DESCRIPTION OF THE TASK: Below is a listing; write it out exactly and drop any images from it.

INFORMATION SHOWN:

==*==

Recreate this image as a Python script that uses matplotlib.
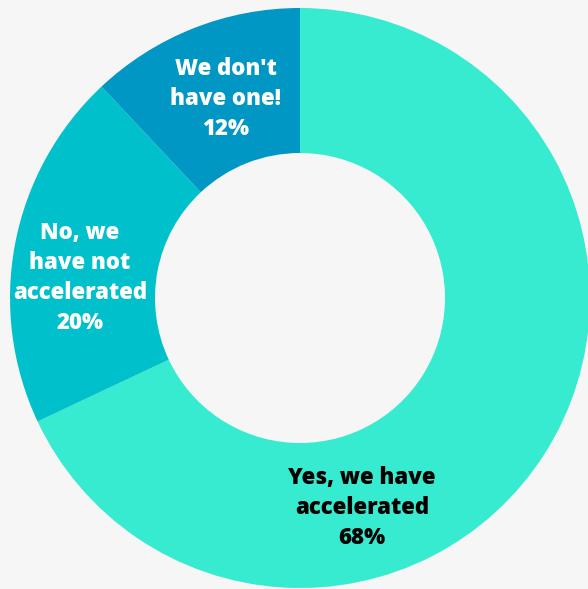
import matplotlib.pyplot as plt

labels = ["Yes, we have\naccelerated\n68%", "No, we\nhave not\naccelerated\n20%", "We don't\nhave one!\n12%"]
values = [68, 20, 12]
colors = ["#36EBCF", "#00C1CB", "#0097C4"]
text_colors = ["black", "white", "white"]

# label anchor points in pixels of the 588x589 picture
label_px = [(362, 508), (80, 278), (226, 99)]

CX, CY, R = 300, 298, 290  # donut centre and radius in pixels
W, H = 588, 589

plt.rcParams['font.family'] = ['Open Sans', 'DejaVu Sans']

fig = plt.figure(figsize=(W / 100, H / 100), dpi=100, facecolor="#F6F6F6")
ax = fig.add_axes([0, 0, 1, 1])
ax.set_facecolor("#F6F6F6")

ax.pie(values, colors=colors, startangle=90, counterclock=False,
       radius=1, wedgeprops=dict(width=0.5, linewidth=0))

for lab, (px, py), tc in zip(labels, label_px, text_colors):
    ax.text((px - CX) / R, (CY - py) / R, lab, ha="center", va="center",
            fontsize=16, fontweight=800, color=tc, linespacing=1.33)

ax.set_xlim(-CX / R, (W - CX) / R)
ax.set_ylim((CY - H) / R, CY / R)
ax.set_aspect("equal")
ax.axis("off")

fig.savefig("out.png", dpi=100, facecolor=fig.get_facecolor())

==*==

ANSWER FOR THE TASK:
Recreate this image as a Python script that uses matplotlib.
import matplotlib.pyplot as plt

labels = ["Yes, we have\naccelerated\n68%", "No, we\nhave not\naccelerated\n20%", "We don't\nhave one!\n12%"]
values = [68, 20, 12]
colors = ["#36EBCF", "#00C1CB", "#0097C4"]
text_colors = ["black", "white", "white"]

# label anchor points in pixels of the 588x589 picture
label_px = [(362, 508), (80, 278), (226, 99)]

CX, CY, R = 300, 298, 290  # donut centre and radius in pixels
W, H = 588, 589

plt.rcParams['font.family'] = ['Open Sans', 'DejaVu Sans']

fig = plt.figure(figsize=(W / 100, H / 100), dpi=100, facecolor="#F6F6F6")
ax = fig.add_axes([0, 0, 1, 1])
ax.set_facecolor("#F6F6F6")

ax.pie(values, colors=colors, startangle=90, counterclock=False,
       radius=1, wedgeprops=dict(width=0.5, linewidth=0))

for lab, (px, py), tc in zip(labels, label_px, text_colors):
    ax.text((px - CX) / R, (CY - py) / R, lab, ha="center", va="center",
            fontsize=16, fontweight=800, color=tc, linespacing=1.33)

ax.set_xlim(-CX / R, (W - CX) / R)
ax.set_ylim((CY - H) / R, CY / R)
ax.set_aspect("equal")
ax.axis("off")

fig.savefig("out.png", dpi=100, facecolor=fig.get_facecolor())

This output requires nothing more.